On 2014-02-05 10:26 PM, Stefan Sundin wrote:

So when you drag a window across to another monitor, AltDrag will "Aero Snap"-ify the window right at the monitor edges. This can be disabled in the settings, but you can't customize it to not happen between monitors (Windows disables Aero Snap between monitors, and perhaps I should introduce that as a setting). I personally think that if you're dragging the window fast enough it isn't that annoying.

I have not tested the new DPI thing on Win8.1 so I don't know if that is making it worse or breaking something. It's a shame I don't have a multi-monitor setup myself.

— Reply to this email directly or view it on GitHub https://github.com/stefansundin/altdrag/issues/1#issuecomment-34288794.

yummysoup avatar Feb 06 '14 16:02 yummysoup

The problem only happens if I uncheck the box "Let me choose one scaling level for all my displays" in the Display control panel (Control Panel > Appearance and Personalization > Display)

If that checkbox is not checked, the problem happens regardless of the scaling level I choose.

If the checkbox is checked, AltDrag behaves as expected when moving windows between monitors.

yummysoup avatar Feb 06 '14 23:02 yummysoup

Okay. I might be able to use bootcamp on my mac and use my desktop monitor as my second monitor. That should be doable. TBD when though.

stefansundin avatar Feb 07 '14 01:02 stefansundin

Okay, I've installed bootcamp on my mac now, so I can test multiple monitors. I've been playing around for 10 minutes or so but I haven't been able to reproduce the problem.

I've unchecked Let me choose one scaling level for all my displays, and the slider above is in the middle. I've tried both left-to-right and top-to-bottom configurations.

My mac has the resolution 1440x900 and my other monitor is 1920x1080.

If possible, could you record it and put it on YouTube? Thanks!
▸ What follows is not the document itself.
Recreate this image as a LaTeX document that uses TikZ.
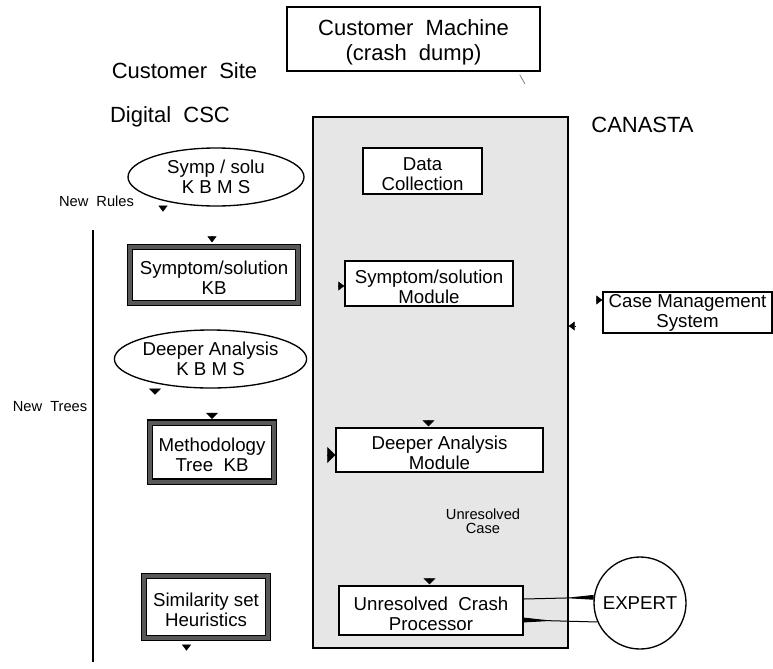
\documentclass[tikz,border=0pt]{standalone}
\usepackage{fontspec}
\setmainfont{Liberation Sans}
\usetikzlibrary{arrows.meta}
\usetikzlibrary{calc}
\usetikzlibrary{shapes.geometric}

\definecolor{panelgray}{RGB}{230,230,230}
\definecolor{framegray}{RGB}{88,88,88}

% taller first line, so two-line box texts sit a little low
\newcommand{\toplift}{\rule{0pt}{1.07em}}

\begin{document}
\begin{tikzpicture}[x=0.75pt, y=-0.75pt,
    every node/.style={font=\fontsize{14}{15}\selectfont, align=center, inner sep=0pt},
    bigtext/.style={font=\fontsize{16.5}{18.75}\selectfont},
    smalltext/.style={font=\fontsize{11}{10.5}\selectfont},
    box/.style={draw, line width=1.1pt, fill=white},
    kbbox/.style={draw, line width=0.9pt, double=framegray, double distance=3pt, fill=white},
    kbms/.style={draw, ellipse, line width=1pt, fill=white},
    headsm/.style={-{Triangle[length=4.5pt,width=6.75pt]}},
    headmd/.style={-{Triangle[length=4.5pt,width=9pt]}},
    headlg/.style={-{Triangle[length=6pt,width=12pt]}},
    wedge/.style={line width=0.75pt, -{Triangle[reversed,length=22.5pt,width=3.4pt]}}]
    \useasboundingbox (0,0) rectangle (773,668);

    % CANASTA panel
    \node[draw, line width=1.1pt, fill=panelgray, minimum width=191.25pt, minimum height=398.25pt] (canasta) at (440.5,382.5) {};
    \node[bigtext] (canastalbl) at (642.5,125) {CANASTA};

    % customer side
    \node[box, bigtext, minimum width=189.75pt, minimum height=48pt] (machine) at (413.5,39) {\toplift Customer~~Machine\\(crash~~dump)};
    \node[bigtext] (custsite) at (184.5,71) {Customer~~Site};
    \node[bigtext] (csc) at (170,117) {Digital~~CSC};

    % knowledge bases at the CSC
    \node[kbms, minimum width=132pt, minimum height=43.5pt] (symkbms) at (216,177) {Symp / solu\\K B M S};
    \node[kbbox, minimum width=126pt, minimum height=42pt] (symkb) at (214,275) {\toplift Symptom/solution\\KB};
    \node[kbms, minimum width=131.25pt, minimum height=43.5pt] (dakbms) at (210.5,359) {Deeper Analysis\\K B M S};
    \node[kbbox, minimum width=93pt, minimum height=44.25pt] (methkb) at (212,452) {\toplift Methodology\\Tree~~KB};
    \node[kbbox, minimum width=93pt, minimum height=46.5pt] (simkb) at (206,607) {\toplift Similarity set\\Heuristics};
    \node[smalltext] (newrules) at (96.5,201) {New~~Rules};
    \node[smalltext] (newtrees) at (50,407) {New~~Trees};
    \coordinate (feedtop) at (93,230);
    \coordinate (feedbot) at (93,662);
    \draw[line width=1pt] (feedtop) -- (feedbot);

    % modules inside CANASTA
    \node[box, minimum width=89.25pt, minimum height=34.5pt] (datacol) at (422.5,171) {\toplift Data\\Collection};
    \node[box, minimum width=126pt, minimum height=33.75pt] (symmod) at (429,283.5) {\toplift Symptom/solution\\Module};
    \node[box, minimum width=155.25pt, minimum height=33pt] (damod) at (439.5,450) {\toplift Deeper Analysis\\Module};
    \node[smalltext] (unrescase) at (483,521) {Unresolved\\Case};
    \node[box, minimum width=138pt, minimum height=36.75pt] (ucp) at (431,610.5) {\toplift Unresolved~~Crash\\Processor};

    % outside parties
    \node[box, minimum width=126.75pt, minimum height=30.75pt] (cms) at (687.5,312.5) {Case Management\\System};
    \node[draw, circle, line width=1pt, fill=white, minimum size=69pt] (expert) at (640,603) {EXPERT};

    % arrow heads
    \coordinate (dumptick) at (525,84);
    \draw[gray, line width=0.6pt] ($(machine.south east)+(-21,3)$) -- (dumptick);
    \draw[headsm] ($(symkbms.south)+(-53,-1)$) -- ($(symkbms.south)+(-53,5)$);
    \draw[headsm] ($(symkb.north)+(-2,-10)$) -- ($(symkb.north)+(-2,-4)$);
    \draw[headsm] ($(symmod.west)+(-6,2.5)$) -- ($(symmod.west)+(0,2.5)$);
    \draw[headsm] ($(canasta.east)+(6,-56.5)$) -- ($(canasta.east)+(0,-56.5)$);
    \draw[headsm] ($(cms.west)+(-6,-12.5)$) -- ($(cms.west)+(0,-12.5)$);
    \draw[headmd] ($(dakbms.south)+(-55.5,0)$) -- ($(dakbms.south)+(-55.5,6)$);
    \draw[headmd] ($(methkb.north)+(0,-9)$) -- ($(methkb.north)+(0,-3)$);
    \draw[headlg] ($(damod.west)+(-8,5)$) -- ($(damod.west)+(0,5)$);
    \draw[headmd] ($(damod.north)+(-11,-7)$) -- ($(damod.north)+(-11,-1)$);
    \draw[headmd] ($(ucp.north)+(-1.5,-7)$) -- ($(ucp.north)+(-1.5,-1)$);
    \draw[headsm] ($(simkb.south)+(-19.5,6)$) -- ($(simkb.south)+(-19.5,12)$);

    % hand-off to the expert and back
    \draw[wedge] ($(ucp.east)+(0,-11.5)$) -- (expert.173);
    \draw[wedge] (expert.204) -- ($(ucp.east)+(0,9.5)$);
\end{tikzpicture}
\end{document}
stefansundin avatar Feb 16 '14 05:02 stefansundin

I've created a video here that shows the behaviour:

http://files.yummysoup.com/altdrag/altdrag_1.0_hidpi_bug.mp4

In putting this together, I realized that this only happens on apps for which I "Disable display scaling on high DPI settings".

I.e., in the video, I notice the bug with Chrome, for which I have that checkbox checked, but not for Windows Explorer or cmd.exe for which I don't.

Here are some details of my setup:

  • the left monitor is High DPI, the right is standard DPI
  • both are 1920x1080
  • I've left the "Let me choose one scaling level for all my displays" unchecked
  • chrome was set to "Disable display scaling on high DPI settings". The other apps were not
  • when the cursor was on the title bar, I moved the window by dragging the title bar.
  • when I had the cursor in the content area of the window, I moved it via alt-drag
  • I'm using Alt Drag 1.0
  • while there's some weird-looking behaviour when I move the Windows Explorer and cmd.exe windows very slowly across the screen boundary, the real problem is with the Chrome window which grows vertically when I go from High DPI to Low DPI, mainly horizontally when I move it from Low DPI to High DPI.
  • I've tested it with other apps for which I "Disable display scaling on high DPI settings". I didn't include any in the video, but they behave the same way as Chrome

yummysoup avatar Feb 21 '14 21:02 yummysoup

That video is really well done, thank you! I will try to reproduce it again this weekend.

stefansundin avatar Feb 21 '14 22:02 stefansundin

I have problems with scaling as well. The problem seems to be caused by the fact AltDrag assumes non-scaled coordinates while the window are actually bigger (and translated). For example, when I'm operating on a 4k monitor with x2 scaling, mouse wheel scrolling only works in the top left quarter of the screen and affects windows over the whole screen. Can provide more information, just ask me. Not sure if I made myself clear comprehensibly.